Directions: Quote the listing in full, exactly as given, minus any pictures.

Available data:
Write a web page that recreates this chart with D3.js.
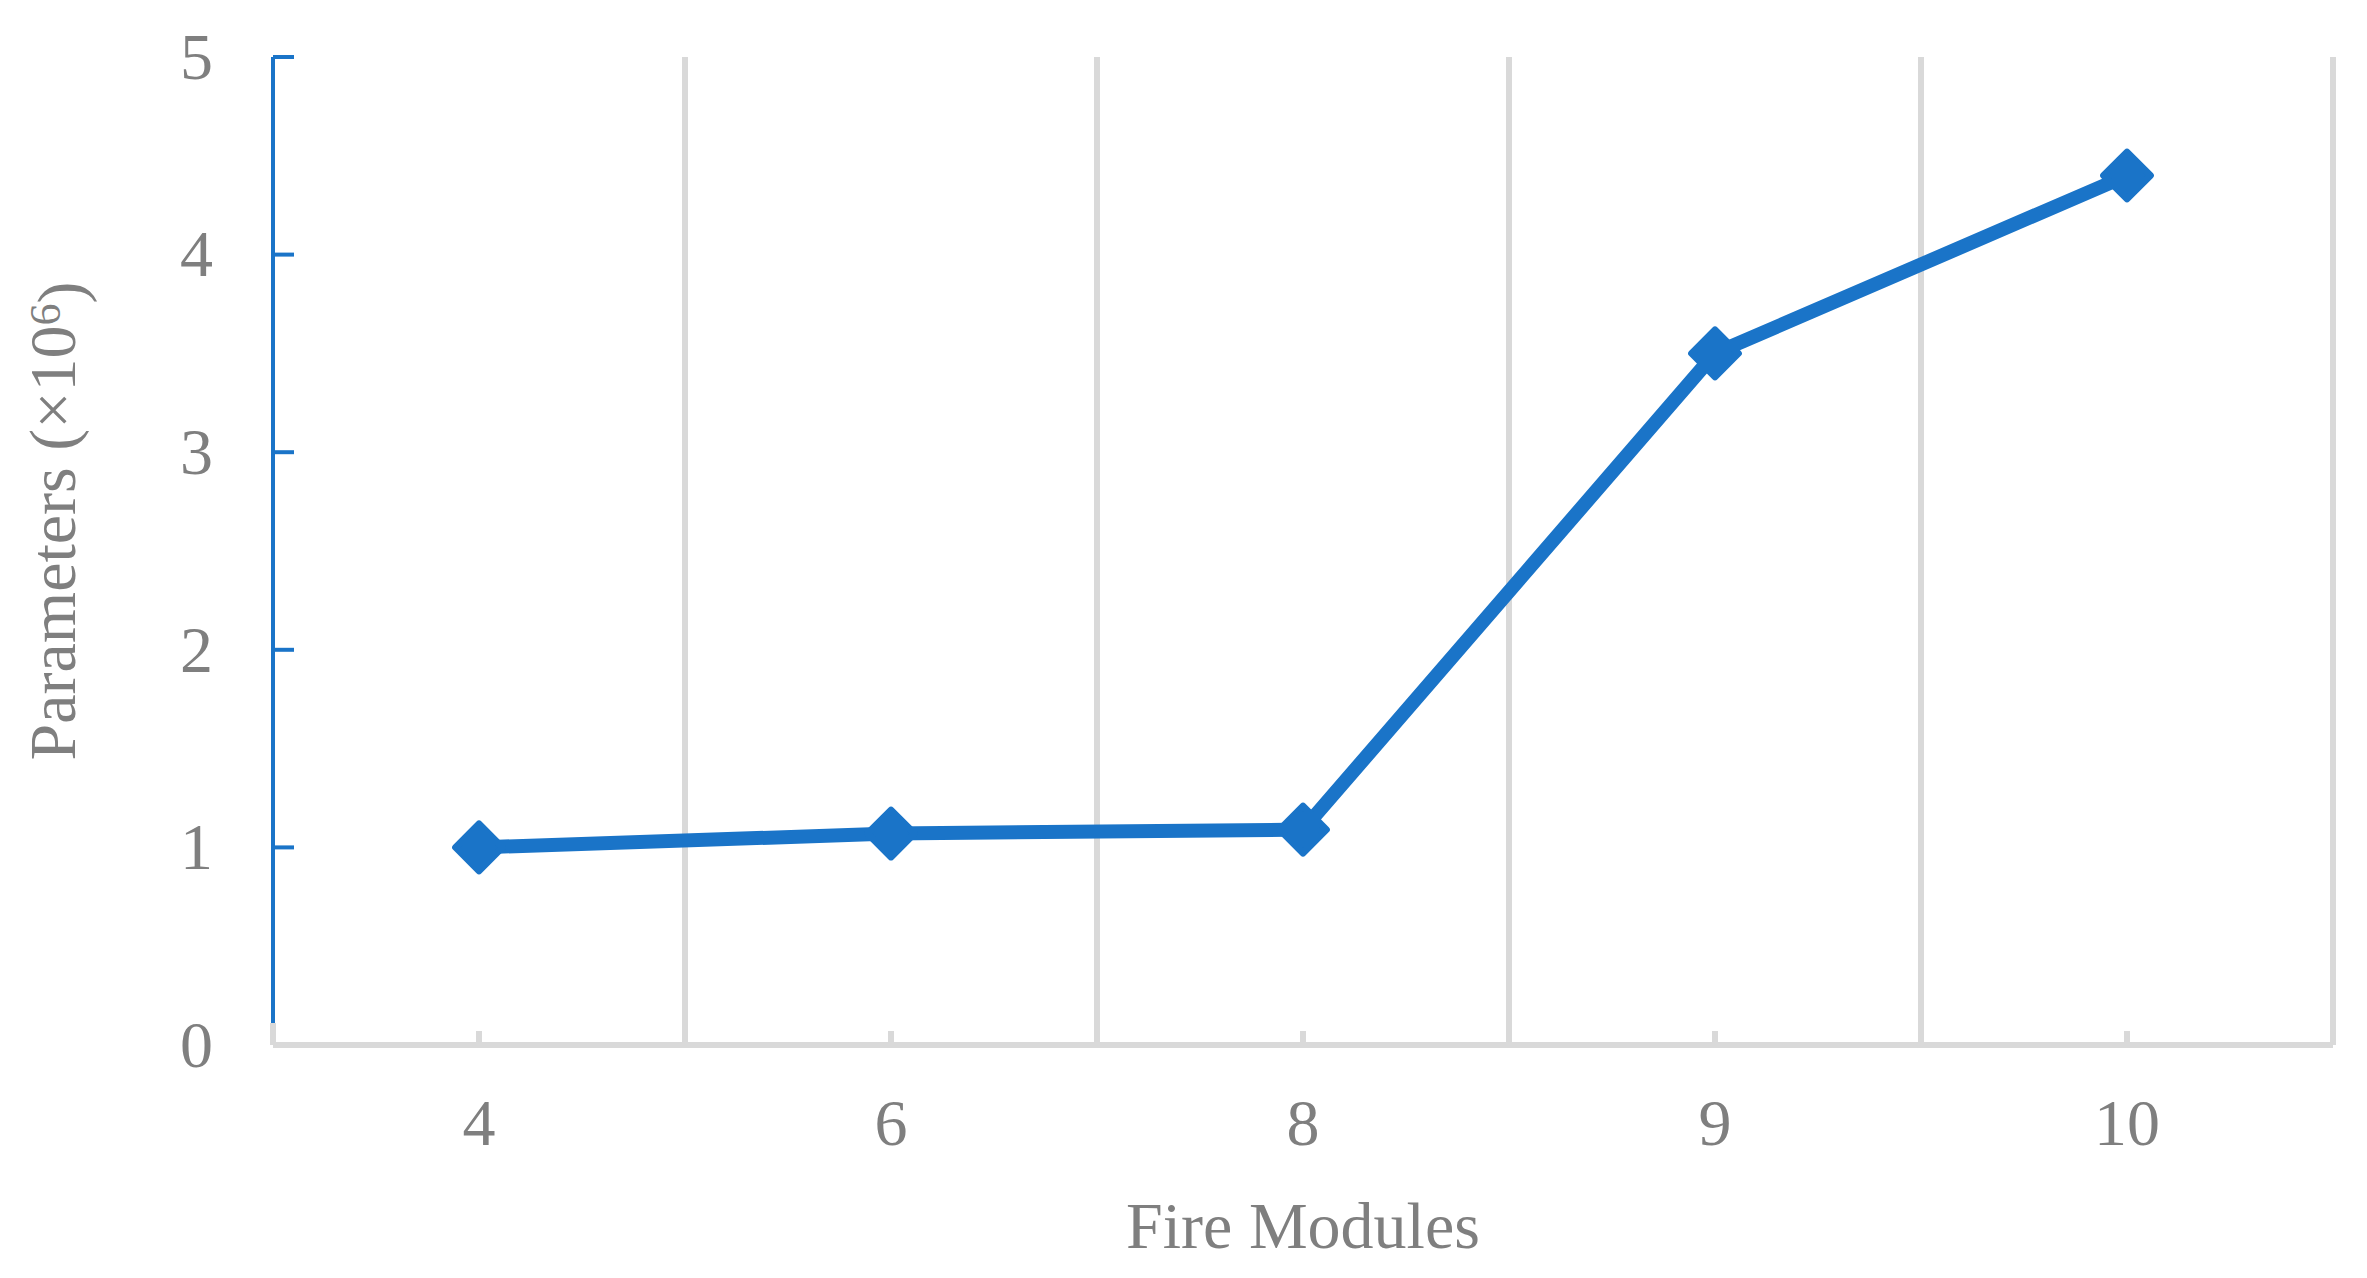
<!DOCTYPE html>
<html>
<head>
<meta charset="utf-8">
<script src="https://cdn.jsdelivr.net/npm/d3@7"></script>
<style>
  body { margin: 0; background: #fff; }
  text { font-family: "Liberation Serif", "Times New Roman", serif; fill: #7f7f7f; }
</style>
</head>
<body>
<svg width="2367" height="1278"></svg>
<script>
// data
var modules = ["4", "6", "8", "9", "10"];
var params = [1.0, 1.07, 1.09, 3.5, 4.4];
var yTicks = [0, 1, 2, 3, 4, 5];

var blue = "#1a74c8",
    grey = "#d9d9d9";

// select svg, set margins width and height
var svg = d3.select("svg"),
margin = {top: 57, bottom: 233, left: 273, right: 34},
width = +svg.attr("width") - margin.left - margin.right,
height = +svg.attr("height") - margin.top - margin.bottom,
g = svg.append("g").attr("transform", "translate(" + margin.left + "," + margin.top + ")");

// scales
var x = d3.scaleBand()
    .domain(modules)
    .range([0, width])
    .padding(0);
var y = d3.scaleLinear()
    .domain([0, 5])
    .range([height, 0]);

var cx = function(d) { return x(d) + x.bandwidth() / 2; };

// vertical gridlines at the band edges
var edges = modules.map(function(d) { return x(d) + x.bandwidth(); });
g.selectAll(".grid")
    .data(edges)
  .enter().append("line")
    .attr("class", "grid")
    .attr("x1", function(d) { return d; })
    .attr("x2", function(d) { return d; })
    .attr("y1", 0)
    .attr("y2", height)
    .style("stroke", grey)
    .style("stroke-width", 6);

// x axis line and short ticks
g.append("line")
    .attr("x1", 0)
    .attr("x2", width)
    .attr("y1", height)
    .attr("y2", height)
    .style("stroke", grey)
    .style("stroke-width", 6);
g.selectAll(".xtick")
    .data(modules)
  .enter().append("line")
    .attr("class", "xtick")
    .attr("x1", cx)
    .attr("x2", cx)
    .attr("y1", height)
    .attr("y2", height - 14)
    .style("stroke", grey)
    .style("stroke-width", 6);
g.append("line")
    .attr("x1", 0).attr("x2", 0)
    .attr("y1", height).attr("y2", height - 22)
    .style("stroke", grey)
    .style("stroke-width", 6);

// x labels
g.selectAll(".xlabel")
    .data(modules)
  .enter().append("text")
    .attr("class", "xlabel")
    .attr("x", cx)
    .attr("y", height + 100)
    .style("text-anchor", "middle")
    .style("font-size", "66px")
    .text(function(d) { return d; });

// y axis (blue, ticks pointing inwards)
g.append("line")
    .attr("x1", 0).attr("x2", 0)
    .attr("y1", 0).attr("y2", height - 22)
    .style("stroke", blue)
    .style("stroke-width", 4);
g.selectAll(".ytick")
    .data(yTicks.filter(function(d) { return d > 0; }))
  .enter().append("line")
    .attr("class", "ytick")
    .attr("x1", 0)
    .attr("x2", 21)
    .attr("y1", function(d) { return y(d); })
    .attr("y2", function(d) { return y(d); })
    .style("stroke", blue)
    .style("stroke-width", 4);
g.selectAll(".ylabel")
    .data(yTicks)
  .enter().append("text")
    .attr("class", "ylabel")
    .attr("x", -60)
    .attr("y", function(d) { return y(d); })
    .attr("dy", "0.33em")
    .style("text-anchor", "end")
    .style("font-size", "66px")
    .text(function(d) { return d; });

// axis titles
svg.append("text")
    .attr("x", margin.left + width / 2)
    .attr("y", 1248)
    .style("text-anchor", "middle")
    .style("font-size", "66px")
    .text("Fire Modules");

var yt = svg.append("text")
    .attr("transform", "translate(75,521) rotate(-90)")
    .style("text-anchor", "middle")
    .style("font-size", "66px");
yt.append("tspan").text("Parameters (×10");
yt.append("tspan").attr("dy", "-0.35em").style("font-size", "44px").text("6");
yt.append("tspan").attr("dy", "0.35em").text(")");

// line
var line = d3.line()
    .x(function(d, i) { return cx(modules[i]); })
    .y(function(d) { return y(d); });

g.append("path")
    .datum(params)
    .attr("fill", "none")
    .style("stroke", blue)
    .style("stroke-width", 14)
    .attr("d", line);

// diamond markers
var sym = d3.symbol().type(d3.symbolSquare).size(33 * 33);
g.selectAll(".marker")
    .data(params)
  .enter().append("path")
    .attr("class", "marker")
    .attr("transform", function(d, i) { return "translate(" + cx(modules[i]) + "," + y(d) + ") rotate(45)"; })
    .attr("d", sym)
    .style("fill", blue)
    .style("stroke", blue)
    .style("stroke-width", 7)
    .style("stroke-linejoin", "round");
</script>
</body>
</html>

Task result:
Write a web page that recreates this chart with D3.js.
<!DOCTYPE html>
<html>
<head>
<meta charset="utf-8">
<script src="https://cdn.jsdelivr.net/npm/d3@7"></script>
<style>
  body { margin: 0; background: #fff; }
  text { font-family: "Liberation Serif", "Times New Roman", serif; fill: #7f7f7f; }
</style>
</head>
<body>
<svg width="2367" height="1278"></svg>
<script>
// data
var modules = ["4", "6", "8", "9", "10"];
var params = [1.0, 1.07, 1.09, 3.5, 4.4];
var yTicks = [0, 1, 2, 3, 4, 5];

var blue = "#1a74c8",
    grey = "#d9d9d9";

// select svg, set margins width and height
var svg = d3.select("svg"),
margin = {top: 57, bottom: 233, left: 273, right: 34},
width = +svg.attr("width") - margin.left - margin.right,
height = +svg.attr("height") - margin.top - margin.bottom,
g = svg.append("g").attr("transform", "translate(" + margin.left + "," + margin.top + ")");

// scales
var x = d3.scaleBand()
    .domain(modules)
    .range([0, width])
    .padding(0);
var y = d3.scaleLinear()
    .domain([0, 5])
    .range([height, 0]);

var cx = function(d) { return x(d) + x.bandwidth() / 2; };

// vertical gridlines at the band edges
var edges = modules.map(function(d) { return x(d) + x.bandwidth(); });
g.selectAll(".grid")
    .data(edges)
  .enter().append("line")
    .attr("class", "grid")
    .attr("x1", function(d) { return d; })
    .attr("x2", function(d) { return d; })
    .attr("y1", 0)
    .attr("y2", height)
    .style("stroke", grey)
    .style("stroke-width", 6);

// x axis line and short ticks
g.append("line")
    .attr("x1", 0)
    .attr("x2", width)
    .attr("y1", height)
    .attr("y2", height)
    .style("stroke", grey)
    .style("stroke-width", 6);
g.selectAll(".xtick")
    .data(modules)
  .enter().append("line")
    .attr("class", "xtick")
    .attr("x1", cx)
    .attr("x2", cx)
    .attr("y1", height)
    .attr("y2", height - 14)
    .style("stroke", grey)
    .style("stroke-width", 6);
g.append("line")
    .attr("x1", 0).attr("x2", 0)
    .attr("y1", height).attr("y2", height - 22)
    .style("stroke", grey)
    .style("stroke-width", 6);

// x labels
g.selectAll(".xlabel")
    .data(modules)
  .enter().append("text")
    .attr("class", "xlabel")
    .attr("x", cx)
    .attr("y", height + 100)
    .style("text-anchor", "middle")
    .style("font-size", "66px")
    .text(function(d) { return d; });

// y axis (blue, ticks pointing inwards)
g.append("line")
    .attr("x1", 0).attr("x2", 0)
    .attr("y1", 0).attr("y2", height - 22)
    .style("stroke", blue)
    .style("stroke-width", 4);
g.selectAll(".ytick")
    .data(yTicks.filter(function(d) { return d > 0; }))
  .enter().append("line")
    .attr("class", "ytick")
    .attr("x1", 0)
    .attr("x2", 21)
    .attr("y1", function(d) { return y(d); })
    .attr("y2", function(d) { return y(d); })
    .style("stroke", blue)
    .style("stroke-width", 4);
g.selectAll(".ylabel")
    .data(yTicks)
  .enter().append("text")
    .attr("class", "ylabel")
    .attr("x", -60)
    .attr("y", function(d) { return y(d); })
    .attr("dy", "0.33em")
    .style("text-anchor", "end")
    .style("font-size", "66px")
    .text(function(d) { return d; });

// axis titles
svg.append("text")
    .attr("x", margin.left + width / 2)
    .attr("y", 1248)
    .style("text-anchor", "middle")
    .style("font-size", "66px")
    .text("Fire Modules");

var yt = svg.append("text")
    .attr("transform", "translate(75,521) rotate(-90)")
    .style("text-anchor", "middle")
    .style("font-size", "66px");
yt.append("tspan").text("Parameters (×10");
yt.append("tspan").attr("dy", "-0.35em").style("font-size", "44px").text("6");
yt.append("tspan").attr("dy", "0.35em").text(")");

// line
var line = d3.line()
    .x(function(d, i) { return cx(modules[i]); })
    .y(function(d) { return y(d); });

g.append("path")
    .datum(params)
    .attr("fill", "none")
    .style("stroke", blue)
    .style("stroke-width", 14)
    .attr("d", line);

// diamond markers
var sym = d3.symbol().type(d3.symbolSquare).size(33 * 33);
g.selectAll(".marker")
    .data(params)
  .enter().append("path")
    .attr("class", "marker")
    .attr("transform", function(d, i) { return "translate(" + cx(modules[i]) + "," + y(d) + ") rotate(45)"; })
    .attr("d", sym)
    .style("fill", blue)
    .style("stroke", blue)
    .style("stroke-width", 7)
    .style("stroke-linejoin", "round");
</script>
</body>
</html>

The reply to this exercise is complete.